Data excerpts |
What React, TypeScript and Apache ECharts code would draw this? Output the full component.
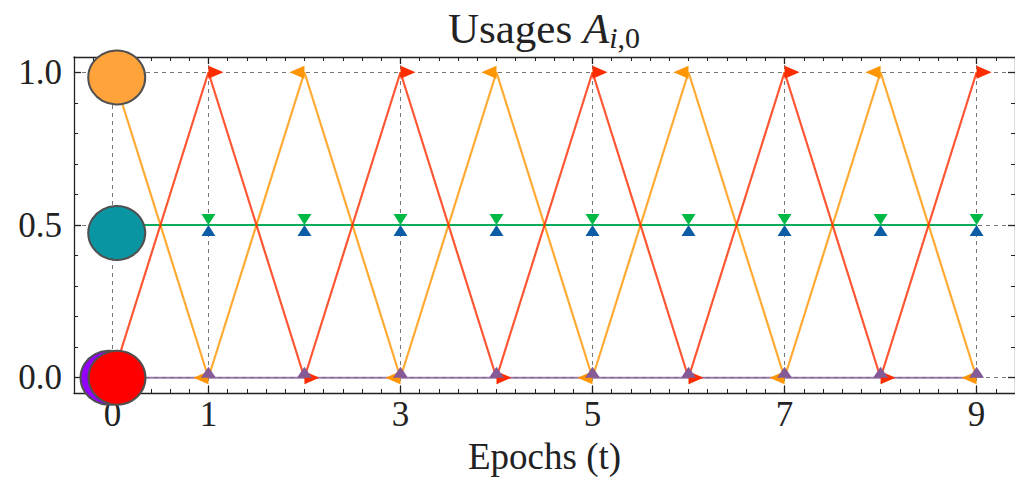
import React, { useEffect, useRef } from "react";
import * as echarts from "echarts";

// ---- data ----
const epochs = [0, 1, 2, 3, 4, 5, 6, 7, 8, 9];
const usageBlue = [0.5, 0.5, 0.5, 0.5, 0.5, 0.5, 0.5, 0.5, 0.5, 0.5];
const usageGreen = [0.5, 0.5, 0.5, 0.5, 0.5, 0.5, 0.5, 0.5, 0.5, 0.5];
const usageOrange = [1, 0, 1, 0, 1, 0, 1, 0, 1, 0];
const usageRed = [0, 1, 0, 1, 0, 1, 0, 1, 0, 1];
const usagePurple = [0, 0, 0, 0, 0, 0, 0, 0, 0, 0];

// big highlighted points at t = 0
const circleEpochs = [-0.035, 0.048, 0.045, 0.045];
const circleValues = [0.0, 0.0, 0.983, 0.474];
const circleColors = ["#9400FF", "#FF0000", "#FFA33A", "#0A95A3"];

// ticks
const xTickValues = [0, 1, 3, 5, 7, 9];
const yTickValues = [0, 0.5, 1.0];
const xMinorTickValues = [
  -0.4, -0.2, 0, 0.2, 0.4, 0.6, 0.8, 1, 1.2, 1.4, 1.6, 1.8, 2, 2.2, 2.4, 2.6, 2.8, 3,
  3.2, 3.4, 3.6, 3.8, 4, 4.2, 4.4, 4.6, 4.8, 5, 5.2, 5.4, 5.6, 5.8, 6, 6.2, 6.4, 6.6,
  6.8, 7, 7.2, 7.4, 7.6, 7.8, 8, 8.2, 8.4, 8.6, 8.8, 9, 9.2, 9.4,
];
const yMinorTickValues = [0, 0.1, 0.2, 0.3, 0.4, 0.5, 0.6, 0.7, 0.8, 0.9, 1.0];

const titleText = "Usages";
const xAxisName = "Epochs (t)";

const FONT = "'Liberation Serif', 'DejaVu Serif', serif";
const AX = "#222";

export default function App() {
  const ref = useRef<HTMLDivElement>(null);
  useEffect(() => {
    if (!ref.current) return;
    const chart = echarts.init(ref.current, undefined, { renderer: "svg" });
    const gridBox = { left: 74, top: 57, width: 941, height: 336 };
    const xRange = { min: -0.4, max: 9.4 };
    const yRange = { min: -0.05, max: 1.05 };

    const majorX = (position: string, withLabels: boolean) => ({
      type: "value",
      gridIndex: 0,
      position,
      ...xRange,
      axisLine: { show: true, onZero: false, lineStyle: { color: AX, width: 1.3 } },
      axisTick: { show: true, inside: true, length: 7, customValues: xTickValues, lineStyle: { color: AX, width: 1.3 } },
      axisLabel: withLabels
        ? { show: true, customValues: xTickValues, fontSize: 35, fontFamily: FONT, color: AX, margin: 4 }
        : { show: false },
      splitLine: withLabels
        ? { show: true, lineStyle: { color: "#777", width: 1, type: [4, 4] } }
        : { show: false },
      name: withLabels ? xAxisName : "",
      nameLocation: "middle",
      nameGap: 44,
      nameTextStyle: { fontSize: 37, fontFamily: FONT, color: AX, lineHeight: 38 },
    });
    const minorX = (position: string) => ({
      type: "value",
      gridIndex: 1,
      position,
      ...xRange,
      axisLine: { show: false, onZero: false },
      axisTick: { show: true, inside: true, length: 4, customValues: xMinorTickValues, lineStyle: { color: AX, width: 1 } },
      axisLabel: { show: false },
      splitLine: { show: false },
    });
    const majorY = (position: string, withLabels: boolean) => ({
      type: "value",
      gridIndex: 0,
      position,
      ...yRange,
      axisLine: { show: true, onZero: false, lineStyle: { color: AX, width: 1.3 } },
      axisTick: { show: true, inside: true, length: 7, customValues: yTickValues, lineStyle: { color: AX, width: 1.3 } },
      axisLabel: withLabels
        ? {
            show: true,
            customValues: yTickValues,
            fontSize: 35,
            fontFamily: FONT,
            color: AX,
            margin: 12,
            formatter: (v: number) => v.toFixed(1),
          }
        : { show: false },
      splitLine: withLabels
        ? { show: true, lineStyle: { color: "#777", width: 1, type: [4, 4] } }
        : { show: false },
    });
    const minorY = (position: string) => ({
      type: "value",
      gridIndex: 1,
      position,
      ...yRange,
      axisLine: { show: false, onZero: false },
      axisTick: { show: true, inside: true, length: 4, customValues: yMinorTickValues, lineStyle: { color: AX, width: 1 } },
      axisLabel: { show: false },
      splitLine: { show: false },
    });

    const lineSeries = (
      name: string,
      values: number[],
      color: string,
      rotate: number,
      size: number[],
      offset: number[]
    ) => ({
      type: "line",
      name,
      xAxisIndex: 0,
      yAxisIndex: 0,
      data: epochs.map((t, i) => [t, values[i]]),
      symbol: "triangle",
      symbolSize: size,
      symbolRotate: rotate,
      symbolOffset: offset,
      showSymbol: true,
      showAllSymbol: true,
      clip: false,
      lineStyle: { color, width: 2.2, opacity: 0.8 },
      itemStyle: { color, borderWidth: 0 },
      emphasis: { disabled: true },
      silent: true,
    });

    chart.setOption({
      animation: false,
      backgroundColor: "#fff",
      grid: [
        { ...gridBox, outerBoundsMode: "none", containLabel: false },
        { ...gridBox, outerBoundsMode: "none", containLabel: false },
      ],
      xAxis: [majorX("bottom", true), majorX("top", false), minorX("bottom"), minorX("top")],
      yAxis: [majorY("left", true), majorY("right", false), minorY("left"), minorY("right")],
      series: [
        lineSeries("blue", usageBlue, "#0C5DA5", 0, [14, 11], [0, 5.5]),
        lineSeries("green", usageGreen, "#00B945", 180, [14, 11], [0, -5.5]),
        lineSeries("orange", usageOrange, "#FF9500", 90, [13, 15], [-7.5, 0]),
        lineSeries("red", usageRed, "#FF2C00", -90, [13, 15], [7.5, 0]),
        lineSeries("purple", usagePurple, "#845B97", 0, [15, 11], [0, -5.5]),
        {
          type: "scatter",
          xAxisIndex: 0,
          yAxisIndex: 0,
          clip: false,
          silent: true,
          symbol: "circle",
          symbolSize: [57, 54],
          data: circleEpochs.map((t, i) => ({
            value: [t, circleValues[i]],
            itemStyle: { color: circleColors[i], borderColor: "#505050", borderWidth: 2, opacity: 1 },
          })),
          itemStyle: { opacity: 1 },
          emphasis: { disabled: true },
          z: 10,
        },
      ],
      graphic: [
        {
          type: "text",
          x: 544,
          y: 28,
          z: 100,
          style: {
            text: `{n|${titleText} }{a|A}{si|i}{s|,0}`,
            align: "center",
            verticalAlign: "middle",
            rich: {
              n: { fontSize: 43, fontFamily: FONT, fill: AX, color: AX },
              a: { fontSize: 43, fontFamily: FONT, fontStyle: "italic", fill: AX, color: AX },
              si: { fontSize: 30, fontFamily: FONT, fontStyle: "italic", fill: AX, color: AX, padding: [18, 0, 0, 0] },
              s: { fontSize: 30, fontFamily: FONT, fill: AX, color: AX, padding: [18, 0, 0, 0] },
            },
          },
        },
      ],
    });
    return () => chart.dispose();
  }, []);
  return (
    <div
      ref={ref}
      style={{ position: "fixed", left: 0, top: 0, width: 1015, height: 478, background: "#fff" }}
    />
  );
}
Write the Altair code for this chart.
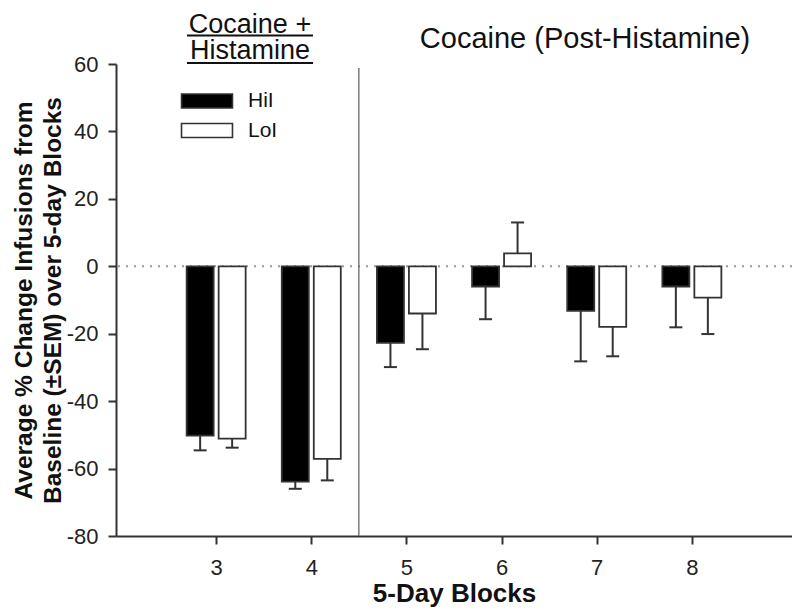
import altair as alt
import pandas as pd

# ---- data ----
blocks = [3, 4, 5, 6, 7, 8]
hii_mean = [-50.2, -63.9, -22.7, -6.0, -13.2, -6.0]
hii_sem = [4.4, 2.1, 7.2, 9.7, 15.0, 12.1]
loi_mean = [-51.1, -57.1, -14.0, 3.8, -18.0, -9.3]
loi_sem = [2.7, 6.4, 10.6, 9.2, 8.7, 10.8]
groups = ["HiI", "LoI"]
x_ticks = [3, 4, 5, 6, 7, 8]
y_ticks = [-80, -60, -40, -20, 0, 20, 40, 60]
left_title = ["Cocaine +", "Histamine"]
right_title = ["Cocaine (Post-Histamine)"]
y_title = ["Average % Change Infusions from", "Baseline (±SEM) over 5-day Blocks"]
x_title = "5-Day Blocks"
divider_at = [4.5]

rows = []
for b, m, s in zip(blocks, hii_mean, hii_sem):
    rows.append({"block": b, "group": groups[0], "value": m, "sem": s})
for b, m, s in zip(blocks, loi_mean, loi_sem):
    rows.append({"block": b, "group": groups[1], "value": m, "sem": s})
df = pd.DataFrame(rows)

FONT = "Liberation Sans"
W, H = 676, 472
DARK = "#333333"

xscale = alt.Scale(domain=[2, 9], nice=False, zero=False)
yscale = alt.Scale(domain=[-80, 60], nice=False, zero=False)

xaxis = alt.Axis(values=x_ticks, title=x_title, grid=False, labelFontSize=22,
                 labelExpr="'' + datum.value",
                 labelPadding=13, titleFontSize=26, titleFontWeight="bold",
                 titleBaseline="alphabetic", titleY=65, labelColor="#222222",
                 titleColor="#111111")
yaxis = alt.Axis(values=y_ticks, title=y_title, grid=False, labelFontSize=22,
                 labelExpr="'' + datum.value",
                 labelPadding=10, titleFontSize=24.5, titleFontWeight="bold",
                 titleAngle=-90, titleBaseline="alphabetic", titleX=-85, titleY=236,
                 titleAlign="center", titleLineHeight=29, labelColor="#222222",
                 titleColor="#111111")

base = alt.Chart(df)

zero_line = alt.Chart(pd.DataFrame({"v": [0]})).mark_rule(
    color="#999999", strokeDash=[2, 6], strokeWidth=2
).encode(y=alt.Y("v:Q", scale=yscale, axis=yaxis))

divider = alt.Chart(pd.DataFrame({"x": divider_at})).mark_rule(
    color="#666666", strokeWidth=1.3
).encode(
    x=alt.X("x:Q", scale=xscale, axis=xaxis),
    y=alt.value(4),
    y2=alt.value(H),
)

color = alt.Color(
    "group:N",
    scale=alt.Scale(domain=groups, range=["black", "white"]),
    legend=alt.Legend(
        title=None, orient="none", legendX=80.5, legendY=26.5,
        symbolType="M-3.64,-1H3.64V1H-3.64Z", symbolSize=196,
        symbolStrokeColor=DARK, symbolStrokeWidth=1.6, symbolOpacity=1,
        labelFontSize=21, labelOffset=30.5, rowPadding=7.5, padding=0,
        labelColor="#111111", labelFont=FONT,
    ),
)

layers = [zero_line, divider]
for g, off in zip(groups, [-16, 16]):
    sub = base.transform_filter(alt.datum.group == g)
    bars = sub.mark_bar(width=27, xOffset=off, stroke=DARK, strokeWidth=1.8, opacity=1).encode(
        x=alt.X("block:Q", scale=xscale, axis=xaxis),
        y=alt.Y("value:Q", scale=yscale, axis=yaxis),
        y2=alt.datum(0),
        color=color,
    )
    err = sub.transform_calculate(
        end="datum.value < 0 ? datum.value - datum.sem : datum.value + datum.sem"
    )
    stem = err.mark_rule(color=DARK, strokeWidth=2, xOffset=off).encode(
        x=alt.X("block:Q", scale=xscale),
        y=alt.Y("value:Q", scale=yscale),
        y2="end:Q",
    )
    cap = err.mark_rule(color=DARK, strokeWidth=2, xOffset=off - 6.5, x2Offset=off + 6.5).encode(
        x=alt.X("block:Q", scale=xscale),
        x2="block:Q",
        y=alt.Y("end:Q", scale=yscale),
    )
    layers += [stem, cap, bars]

one = pd.DataFrame({"k": [0]})
t12 = alt.Chart(one).mark_text(fontSize=27, align="center", baseline="alphabetic",
                               lineHeight=26.5, color="#111111").encode(
    x=alt.value(134), y=alt.value(-31.5), text=alt.value(left_title))
t3 = alt.Chart(one).mark_text(fontSize=29, align="center", baseline="alphabetic",
                              color="#111111").encode(
    x=alt.value(469), y=alt.value(-16), text=alt.value(right_title[0]))
u1 = alt.Chart(one).mark_rule(color="#111111", strokeWidth=2).encode(
    x=alt.value(71), x2=alt.value(197), y=alt.value(-28.5))
u2 = alt.Chart(one).mark_rule(color="#111111", strokeWidth=2).encode(
    x=alt.value(71), x2=alt.value(197), y=alt.value(-1))
layers += [t12, t3, u1, u2]

chart = alt.layer(*layers).properties(
    width=W, height=H,
    autosize=alt.AutoSizeParams(type="none"),
    padding={"left": 108, "top": 56, "right": 0, "bottom": 72},
).configure(font=FONT).configure_view(strokeWidth=0).configure_axis(
    domainColor=DARK, domainWidth=2, tickColor=DARK, tickWidth=2, tickSize=8,
    labelFont=FONT, titleFont=FONT,
)

chart.save("out.html", embed_options={"renderer": "svg", "actions": False})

Set task |
Set down, word for word, the lines from the one holding "Write the Altair code for this chart." through the one holding "yscale = alt.Scale(domain=[-80, 60], nice=False, zero=False)". Skip the pictures.

Output |
Write the Altair code for this chart.
import altair as alt
import pandas as pd

# ---- data ----
blocks = [3, 4, 5, 6, 7, 8]
hii_mean = [-50.2, -63.9, -22.7, -6.0, -13.2, -6.0]
hii_sem = [4.4, 2.1, 7.2, 9.7, 15.0, 12.1]
loi_mean = [-51.1, -57.1, -14.0, 3.8, -18.0, -9.3]
loi_sem = [2.7, 6.4, 10.6, 9.2, 8.7, 10.8]
groups = ["HiI", "LoI"]
x_ticks = [3, 4, 5, 6, 7, 8]
y_ticks = [-80, -60, -40, -20, 0, 20, 40, 60]
left_title = ["Cocaine +", "Histamine"]
right_title = ["Cocaine (Post-Histamine)"]
y_title = ["Average % Change Infusions from", "Baseline (±SEM) over 5-day Blocks"]
x_title = "5-Day Blocks"
divider_at = [4.5]

rows = []
for b, m, s in zip(blocks, hii_mean, hii_sem):
    rows.append({"block": b, "group": groups[0], "value": m, "sem": s})
for b, m, s in zip(blocks, loi_mean, loi_sem):
    rows.append({"block": b, "group": groups[1], "value": m, "sem": s})
df = pd.DataFrame(rows)

FONT = "Liberation Sans"
W, H = 676, 472
DARK = "#333333"

xscale = alt.Scale(domain=[2, 9], nice=False, zero=False)
yscale = alt.Scale(domain=[-80, 60], nice=False, zero=False)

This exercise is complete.